Supplied material:
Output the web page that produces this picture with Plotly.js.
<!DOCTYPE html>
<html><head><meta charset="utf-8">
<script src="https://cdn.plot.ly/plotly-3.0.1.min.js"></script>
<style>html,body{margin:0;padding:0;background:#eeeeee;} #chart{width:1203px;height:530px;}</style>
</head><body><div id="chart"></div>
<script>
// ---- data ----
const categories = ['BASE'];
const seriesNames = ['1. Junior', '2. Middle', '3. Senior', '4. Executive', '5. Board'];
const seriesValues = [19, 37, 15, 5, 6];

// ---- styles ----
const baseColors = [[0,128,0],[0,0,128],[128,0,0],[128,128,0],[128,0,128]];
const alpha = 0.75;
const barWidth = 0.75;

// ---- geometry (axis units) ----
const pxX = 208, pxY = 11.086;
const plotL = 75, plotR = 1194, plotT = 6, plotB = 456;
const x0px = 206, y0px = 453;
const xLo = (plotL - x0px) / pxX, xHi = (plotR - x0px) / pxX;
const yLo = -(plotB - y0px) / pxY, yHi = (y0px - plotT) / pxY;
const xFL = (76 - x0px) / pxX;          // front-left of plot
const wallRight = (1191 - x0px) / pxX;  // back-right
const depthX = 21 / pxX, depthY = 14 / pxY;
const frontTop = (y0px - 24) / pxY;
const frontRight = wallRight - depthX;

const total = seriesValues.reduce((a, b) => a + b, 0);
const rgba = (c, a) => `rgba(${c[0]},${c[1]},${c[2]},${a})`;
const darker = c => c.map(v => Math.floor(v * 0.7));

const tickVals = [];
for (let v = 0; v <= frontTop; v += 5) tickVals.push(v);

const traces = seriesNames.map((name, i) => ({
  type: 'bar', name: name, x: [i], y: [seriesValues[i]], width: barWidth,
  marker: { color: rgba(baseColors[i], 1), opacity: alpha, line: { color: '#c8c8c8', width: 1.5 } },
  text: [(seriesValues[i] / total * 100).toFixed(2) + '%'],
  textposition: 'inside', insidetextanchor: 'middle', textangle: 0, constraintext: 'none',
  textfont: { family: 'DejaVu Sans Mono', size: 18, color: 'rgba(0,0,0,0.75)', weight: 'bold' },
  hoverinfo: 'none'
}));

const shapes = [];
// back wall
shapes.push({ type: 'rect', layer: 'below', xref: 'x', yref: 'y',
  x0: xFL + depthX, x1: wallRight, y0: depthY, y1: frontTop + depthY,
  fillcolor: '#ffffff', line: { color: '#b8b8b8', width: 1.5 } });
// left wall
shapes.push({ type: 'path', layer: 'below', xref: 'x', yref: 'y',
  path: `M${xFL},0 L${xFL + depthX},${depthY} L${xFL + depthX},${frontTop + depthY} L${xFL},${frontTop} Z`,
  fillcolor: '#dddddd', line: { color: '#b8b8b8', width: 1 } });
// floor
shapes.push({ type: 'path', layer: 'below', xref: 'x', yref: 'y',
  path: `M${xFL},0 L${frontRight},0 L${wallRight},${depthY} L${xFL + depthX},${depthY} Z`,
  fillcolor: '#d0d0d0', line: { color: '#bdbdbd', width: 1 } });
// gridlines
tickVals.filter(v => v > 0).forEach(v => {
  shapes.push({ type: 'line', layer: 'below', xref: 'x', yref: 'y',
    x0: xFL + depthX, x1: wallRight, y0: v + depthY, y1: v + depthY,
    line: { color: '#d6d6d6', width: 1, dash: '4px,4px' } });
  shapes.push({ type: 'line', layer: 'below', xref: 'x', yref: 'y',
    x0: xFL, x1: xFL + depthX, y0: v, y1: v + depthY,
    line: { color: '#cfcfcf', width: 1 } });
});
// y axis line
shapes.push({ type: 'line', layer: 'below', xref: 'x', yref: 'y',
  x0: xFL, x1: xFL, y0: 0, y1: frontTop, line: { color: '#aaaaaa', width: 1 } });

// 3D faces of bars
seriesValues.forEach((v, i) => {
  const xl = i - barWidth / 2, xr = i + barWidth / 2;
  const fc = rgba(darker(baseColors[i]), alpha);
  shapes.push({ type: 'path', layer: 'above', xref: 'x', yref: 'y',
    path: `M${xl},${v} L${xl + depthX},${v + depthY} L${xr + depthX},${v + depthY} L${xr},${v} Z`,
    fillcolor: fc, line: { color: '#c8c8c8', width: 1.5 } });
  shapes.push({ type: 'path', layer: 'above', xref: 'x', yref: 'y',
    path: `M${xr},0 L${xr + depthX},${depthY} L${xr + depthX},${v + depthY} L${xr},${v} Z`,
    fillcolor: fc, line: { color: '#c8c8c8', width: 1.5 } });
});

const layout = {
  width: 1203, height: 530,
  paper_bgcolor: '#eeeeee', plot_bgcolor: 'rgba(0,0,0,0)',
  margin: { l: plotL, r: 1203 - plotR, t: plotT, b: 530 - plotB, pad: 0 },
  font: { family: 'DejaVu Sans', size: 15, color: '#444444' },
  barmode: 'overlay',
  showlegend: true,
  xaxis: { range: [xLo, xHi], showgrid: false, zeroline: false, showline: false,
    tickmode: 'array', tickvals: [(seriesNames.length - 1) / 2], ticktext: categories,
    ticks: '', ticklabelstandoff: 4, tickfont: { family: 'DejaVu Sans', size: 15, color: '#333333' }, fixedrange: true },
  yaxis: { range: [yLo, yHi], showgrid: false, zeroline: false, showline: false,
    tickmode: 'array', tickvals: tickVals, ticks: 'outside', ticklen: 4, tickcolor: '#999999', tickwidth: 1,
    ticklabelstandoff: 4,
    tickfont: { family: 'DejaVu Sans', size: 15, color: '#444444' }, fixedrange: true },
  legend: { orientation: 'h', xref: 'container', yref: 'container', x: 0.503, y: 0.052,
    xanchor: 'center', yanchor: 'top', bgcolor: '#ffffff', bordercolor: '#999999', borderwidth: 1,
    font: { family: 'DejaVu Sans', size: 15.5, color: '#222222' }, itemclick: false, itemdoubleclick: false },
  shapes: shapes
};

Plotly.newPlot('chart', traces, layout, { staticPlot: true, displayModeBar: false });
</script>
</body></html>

Task description: Your task is to repeat every line exactly.

Exercise result:
Output the web page that produces this picture with Plotly.js.
<!DOCTYPE html>
<html><head><meta charset="utf-8">
<script src="https://cdn.plot.ly/plotly-3.0.1.min.js"></script>
<style>html,body{margin:0;padding:0;background:#eeeeee;} #chart{width:1203px;height:530px;}</style>
</head><body><div id="chart"></div>
<script>
// ---- data ----
const categories = ['BASE'];
const seriesNames = ['1. Junior', '2. Middle', '3. Senior', '4. Executive', '5. Board'];
const seriesValues = [19, 37, 15, 5, 6];

// ---- styles ----
const baseColors = [[0,128,0],[0,0,128],[128,0,0],[128,128,0],[128,0,128]];
const alpha = 0.75;
const barWidth = 0.75;

// ---- geometry (axis units) ----
const pxX = 208, pxY = 11.086;
const plotL = 75, plotR = 1194, plotT = 6, plotB = 456;
const x0px = 206, y0px = 453;
const xLo = (plotL - x0px) / pxX, xHi = (plotR - x0px) / pxX;
const yLo = -(plotB - y0px) / pxY, yHi = (y0px - plotT) / pxY;
const xFL = (76 - x0px) / pxX;          // front-left of plot
const wallRight = (1191 - x0px) / pxX;  // back-right
const depthX = 21 / pxX, depthY = 14 / pxY;
const frontTop = (y0px - 24) / pxY;
const frontRight = wallRight - depthX;

const total = seriesValues.reduce((a, b) => a + b, 0);
const rgba = (c, a) => `rgba(${c[0]},${c[1]},${c[2]},${a})`;
const darker = c => c.map(v => Math.floor(v * 0.7));

const tickVals = [];
for (let v = 0; v <= frontTop; v += 5) tickVals.push(v);

const traces = seriesNames.map((name, i) => ({
  type: 'bar', name: name, x: [i], y: [seriesValues[i]], width: barWidth,
  marker: { color: rgba(baseColors[i], 1), opacity: alpha, line: { color: '#c8c8c8', width: 1.5 } },
  text: [(seriesValues[i] / total * 100).toFixed(2) + '%'],
  textposition: 'inside', insidetextanchor: 'middle', textangle: 0, constraintext: 'none',
  textfont: { family: 'DejaVu Sans Mono', size: 18, color: 'rgba(0,0,0,0.75)', weight: 'bold' },
  hoverinfo: 'none'
}));

const shapes = [];
// back wall
shapes.push({ type: 'rect', layer: 'below', xref: 'x', yref: 'y',
  x0: xFL + depthX, x1: wallRight, y0: depthY, y1: frontTop + depthY,
  fillcolor: '#ffffff', line: { color: '#b8b8b8', width: 1.5 } });
// left wall
shapes.push({ type: 'path', layer: 'below', xref: 'x', yref: 'y',
  path: `M${xFL},0 L${xFL + depthX},${depthY} L${xFL + depthX},${frontTop + depthY} L${xFL},${frontTop} Z`,
  fillcolor: '#dddddd', line: { color: '#b8b8b8', width: 1 } });
// floor
shapes.push({ type: 'path', layer: 'below', xref: 'x', yref: 'y',
  path: `M${xFL},0 L${frontRight},0 L${wallRight},${depthY} L${xFL + depthX},${depthY} Z`,
  fillcolor: '#d0d0d0', line: { color: '#bdbdbd', width: 1 } });
// gridlines
tickVals.filter(v => v > 0).forEach(v => {
  shapes.push({ type: 'line', layer: 'below', xref: 'x', yref: 'y',
    x0: xFL + depthX, x1: wallRight, y0: v + depthY, y1: v + depthY,
    line: { color: '#d6d6d6', width: 1, dash: '4px,4px' } });
  shapes.push({ type: 'line', layer: 'below', xref: 'x', yref: 'y',
    x0: xFL, x1: xFL + depthX, y0: v, y1: v + depthY,
    line: { color: '#cfcfcf', width: 1 } });
});
// y axis line
shapes.push({ type: 'line', layer: 'below', xref: 'x', yref: 'y',
  x0: xFL, x1: xFL, y0: 0, y1: frontTop, line: { color: '#aaaaaa', width: 1 } });

// 3D faces of bars
seriesValues.forEach((v, i) => {
  const xl = i - barWidth / 2, xr = i + barWidth / 2;
  const fc = rgba(darker(baseColors[i]), alpha);
  shapes.push({ type: 'path', layer: 'above', xref: 'x', yref: 'y',
    path: `M${xl},${v} L${xl + depthX},${v + depthY} L${xr + depthX},${v + depthY} L${xr},${v} Z`,
    fillcolor: fc, line: { color: '#c8c8c8', width: 1.5 } });
  shapes.push({ type: 'path', layer: 'above', xref: 'x', yref: 'y',
    path: `M${xr},0 L${xr + depthX},${depthY} L${xr + depthX},${v + depthY} L${xr},${v} Z`,
    fillcolor: fc, line: { color: '#c8c8c8', width: 1.5 } });
});

const layout = {
  width: 1203, height: 530,
  paper_bgcolor: '#eeeeee', plot_bgcolor: 'rgba(0,0,0,0)',
  margin: { l: plotL, r: 1203 - plotR, t: plotT, b: 530 - plotB, pad: 0 },
  font: { family: 'DejaVu Sans', size: 15, color: '#444444' },
  barmode: 'overlay',
  showlegend: true,
  xaxis: { range: [xLo, xHi], showgrid: false, zeroline: false, showline: false,
    tickmode: 'array', tickvals: [(seriesNames.length - 1) / 2], ticktext: categories,
    ticks: '', ticklabelstandoff: 4, tickfont: { family: 'DejaVu Sans', size: 15, color: '#333333' }, fixedrange: true },
  yaxis: { range: [yLo, yHi], showgrid: false, zeroline: false, showline: false,
    tickmode: 'array', tickvals: tickVals, ticks: 'outside', ticklen: 4, tickcolor: '#999999', tickwidth: 1,
    ticklabelstandoff: 4,
    tickfont: { family: 'DejaVu Sans', size: 15, color: '#444444' }, fixedrange: true },
  legend: { orientation: 'h', xref: 'container', yref: 'container', x: 0.503, y: 0.052,
    xanchor: 'center', yanchor: 'top', bgcolor: '#ffffff', bordercolor: '#999999', borderwidth: 1,
    font: { family: 'DejaVu Sans', size: 15.5, color: '#222222' }, itemclick: false, itemdoubleclick: false },
  shapes: shapes
};

Plotly.newPlot('chart', traces, layout, { staticPlot: true, displayModeBar: false });
</script>
</body></html>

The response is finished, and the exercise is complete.